French Insolvency Law for Expatriates

 
French Insolvency Law for Expatriates

100 eurosWhen a business is facing financial difficulties, possibly leading to insolvency, safeguard (sauvegarde), rehabilitation (redressement judiciaire) or liquidation (liquidation judiciaire), French law provides a stay of proceeding that prevents creditors taking legal action to recover debts outstanding. It is often thought by the creditors at that stage that there is little hope of being paid.

Whilst the chances of recovering a sizeable portion of the debt can be small in the context of a liquidation, in rehabilitation or safeguard procedures the objective is to restructure the business under a plan organising the rescheduling of payment, and consequently creditors have improved chances of recovering their debts at the end of the procedure.

It is therefore important for creditors to be able to preserve their rights to be paid at the end of the insolvency by filing what is known as a proof of debt (déclaration de créance) with the appointed court agent.

The formalities laid down are the same for the three types of insolvency procedures.

Opening of Insolvency Procedures and Time Limit for Filing

Creditors have two months from the publication of the insolvency judgment in the French legal gazette (BODACC) to file their proof of debt with the court agent mentioned on the judgment. Creditors domiciled outside France have four months to file.
French law provides that the court agent has an obligation to inform known creditors within 15 days from the date of the judgment. For practical purposes creditors are recommended to file their proof of debt as soon as they are informed of the insolvency and not to wait for a possible letter from the court agent.

The proof will be time-barred if it is not made within the time limit unless the insolvency judge rules otherwise, where it is established that the creditor is not responsible for the failure in declaring the debt or that the debtor voluntarily concealed the debt.

Form of the Declaration

All debts incurred before the insolvency must be declared except employees’ wages or maintenance payments. Debts incurred after the onset of the insolvency must also be declared if they cannot be paid when due.

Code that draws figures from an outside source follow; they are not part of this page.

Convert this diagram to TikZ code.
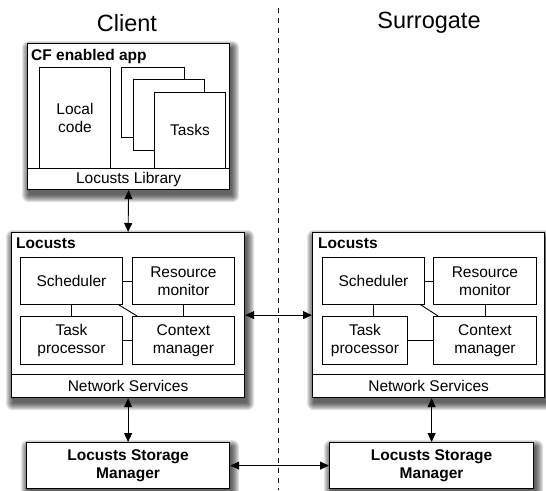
\documentclass[tikz,border=0pt]{standalone}
\usepackage{fontspec}
\setmainfont{Liberation Sans}
\usetikzlibrary{arrows.meta,backgrounds}

\tikzset{
  panel/.style={draw, line width=1.2pt, fill=white, inner sep=0pt, anchor=north west},
  part/.style={draw, line width=0.9pt, fill=white, inner sep=0pt, anchor=north west, align=center},
  strip/.style={draw, line width=1.2pt, fill=white, inner sep=0pt, anchor=south},
  heading/.style={font=\fontsize{15.5}{18}\selectfont\bfseries, anchor=west, inner sep=0pt},
  side/.style={font=\fontsize{23.5}{28}\selectfont, inner sep=0pt},
  link/.style={{Triangle[length=9pt,width=8pt]}-{Triangle[length=9pt,width=8pt]}, line width=0.9pt},
  tie/.style={line width=0.9pt},
  haze/.style={fill=black, opacity=0.11}
}

\begin{document}
\begin{tikzpicture}[x=1pt, y=-1pt, font=\fontsize{15.5}{18}\selectfont]
  \useasboundingbox (0,0) rectangle (546,490);

  % client / surrogate split
  \node[side] (client) at (127,23) {Client};
  \node[side] (surrogate) at (429,23) {Surrogate};
  \draw[line width=1pt, dash pattern=on 5pt off 5pt] (278,8) -- (278,490);

  % CF enabled app
  \node[panel, minimum width=202pt, minimum height=146pt] (app) at (27,43) {};
  \node[heading] (applbl) at (31,56) {CF enabled app};
  \node[strip, minimum width=202pt, minimum height=21pt] (lib) at (app.south) {Locusts Library};
  \node[part, minimum width=71pt, minimum height=101pt] (local) at (39,67) {Local\\code};
  \node[part, minimum width=63pt, minimum height=70pt] (task3) at (121,67) {};
  \node[part, minimum width=71pt, minimum height=71pt] (task2) at (133,79) {};
  \node[part, minimum width=71pt, minimum height=76pt] (task1) at (154,92) {Tasks};

  % Locusts on the client
  \node[panel, minimum width=233pt, minimum height=165pt] (locL) at (11,232) {};
  \node[heading] (locLlbl) at (16,243) {Locusts};
  \node[strip, minimum width=233pt, minimum height=23pt] (netL) at (locL.south) {Network Services};
  \node[part, minimum width=102pt, minimum height=47pt] (schL) at (20,257) {Scheduler};
  \node[part, minimum width=102pt, minimum height=47pt] (resL) at (132,257) {Resource\\monitor};
  \node[part, minimum width=102pt, minimum height=48pt] (tskL) at (20,316) {Task\\processor};
  \node[part, minimum width=102pt, minimum height=48pt] (ctxL) at (132,316) {Context\\manager};
  \draw[tie] (schL.east) -- (resL.west);
  \draw[tie] (tskL.east) -- (ctxL.west);
  \draw[tie] (schL.south) -- (schL.south |- tskL.north);
  \draw[tie] (resL.south) -- (resL.south |- ctxL.north);
  \draw[tie] ([xshift=-4pt]schL.south east) -- ([xshift=5pt]ctxL.north west);

  % Locusts on the surrogate
  \node[panel, minimum width=232pt, minimum height=165pt] (locR) at (312,232) {};
  \node[heading] (locRlbl) at (318,243) {Locusts};
  \node[strip, minimum width=232pt, minimum height=23pt] (netR) at (locR.south) {Network Services};
  \node[part, minimum width=102pt, minimum height=47pt] (schR) at (322,257) {Scheduler};
  \node[part, minimum width=103pt, minimum height=47pt] (resR) at (433,257) {Resource\\monitor};
  \node[part, minimum width=85pt, minimum height=48pt] (tskR) at (322,316) {Task\\processor};
  \node[part, minimum width=103pt, minimum height=48pt] (ctxR) at (433,316) {Context\\manager};
  \draw[tie] (schR.east) -- (resR.west);
  \draw[tie] (tskR.east) -- (ctxR.west);
  \draw[tie] (schR.south) -- (schR.south |- tskR.north);
  \draw[tie] (resR.south) -- (resR.south |- ctxR.north);
  \draw[tie] ([xshift=-4pt]schR.south east) -- ([xshift=5pt]ctxR.north west);

  % storage managers
  \node[panel, minimum width=203pt, minimum height=46pt, align=center,
    font=\fontsize{15.5}{18}\selectfont\bfseries] (stoL) at (26,442) {Locusts Storage\\Manager};
  \node[panel, minimum width=204pt, minimum height=46pt, align=center,
    font=\fontsize{15.5}{18}\selectfont\bfseries] (stoR) at (329,442) {Locusts Storage\\Manager};

  % soft shadows behind the panels
  \begin{scope}[on background layer]
    \foreach \b in {app,locL,locR,stoL,stoR}
      \foreach \e in {0,...,7}
        \fill[haze, rounded corners=\e pt]
          ([shift={(2-\e,5-\e)}]\b.north west) rectangle ([shift={(2+\e,5+\e)}]\b.south east);
  \end{scope}

  % links
  \draw[link] (app.south) -- (locL.north);
  \draw[link] (locL.east) -- (locR.west);
  \draw[link] (locL.south) -- (locL.south |- stoL.north);
  \draw[link] (stoR.north |- locR.south) -- (stoR.north);
  \draw[link] (stoL.east) -- (stoR.west);
\end{tikzpicture}
\end{document}
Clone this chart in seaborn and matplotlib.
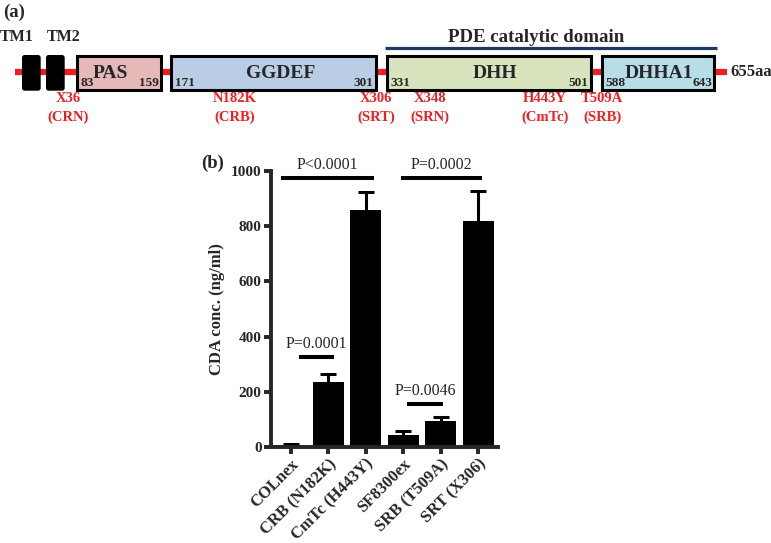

The declaration is not subject to any particular formalism. It can be made by the creditor or by an appointed agent or proxy. If the creditor is a corporate body, the declaration must be made by its authorised signatory. Agents or proxies must have a power of attorney or a delegation of authority.

The declaration must contain the details of the creditor and if necessary the name of the proxy or agent. In addition, it must mention the amount of the debt, any security held and if the debt is due, or if not when it is due, as well as the rules for calculating interest. Debts in foreign currencies must be converted into Euros.

Once the time limit for declaration has expired, the debts declared will be verified by the court agent and the debtor before being submitted to the Court for approval. The creditor will receive a certificate confirming that the debts are final. The creditors will then have a right to a share in the net proceeds, if any, at the end of the insolvency procedure.